I had no idea what it was. What I saw, since I know this is not a great photo, is two big clusters (this cluster continued behind me, and there was another cluster on the other side of the street) of people of mixed ethnicities (meaning, different people of different ethnicities: Chinese, Filipino, perhaps Vietnamese as well) kind of strapping up those characteristic big multicolored plastic satchels you see here. Really strapping 'em up: circling them with duct tape and all of that. The pedestrians moved through them as though this were an ordinary thing.
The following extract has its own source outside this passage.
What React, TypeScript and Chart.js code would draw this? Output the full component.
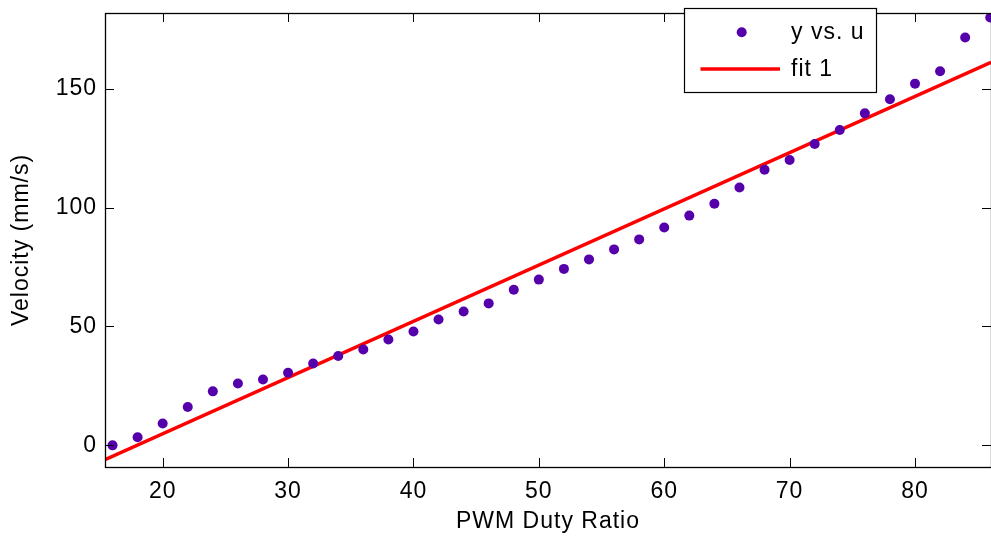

Ten seconds of Internet research hasn't helped me understand what was happening here; my preliminary thoughts were that these folks were either hawkers gathering up their unsold wares for the day, either from a market that had been here or elsewhere, or that they were the consumers of such goods, having bought what looked to me like a big bunch of tchotchkes per person (I only got a glance at the goods, which looked like street vendor tchotchkes to me; certainly there were a lot of them per person), that they were now packing up to maybe take on the ferry? (This is across the street from a big ferry terminal). But: I have no idea! Anyway, it was thick and fun.

Restaurants So Far
Zooooooooom. Audible! This section was going to be "my list of places I want to go on this trip", but honestly...who knows if I'll even keep to this vague 'list', right? Lemme just tell you about the places I've been so far.

Yun Kee -- dun. See Above.

Mott32 -- bit of a cheat here. This is not the kind of place I'd dismiss out of hand on its merits; a chic upscale take on Cantonese cuisine that's largely well reviewed sounds nice to me. But it's very expensive, the "chic" part doesn't actually interest me, etc. So I'd usually not put this on the list; but I had dinner with my senior colleague last night and he suggested it and we went there so I'm adding it to my list since I did it -- and certainly, it wasn't overrated or anything. It was really tasty Cantonese food that was very expensive but also very good, so y'know: that thing.

Y'know what THAT'S IT. Sorry, I know this post doesn't have much of a thrust or conceit or point, but I love HK and I like sharing it with the like 11.2 people I imagine reading this blog (hi, mom). As more interesting stuff happens, I will report back; or if I do any really awesome navel-gazing that I feel impelled to share.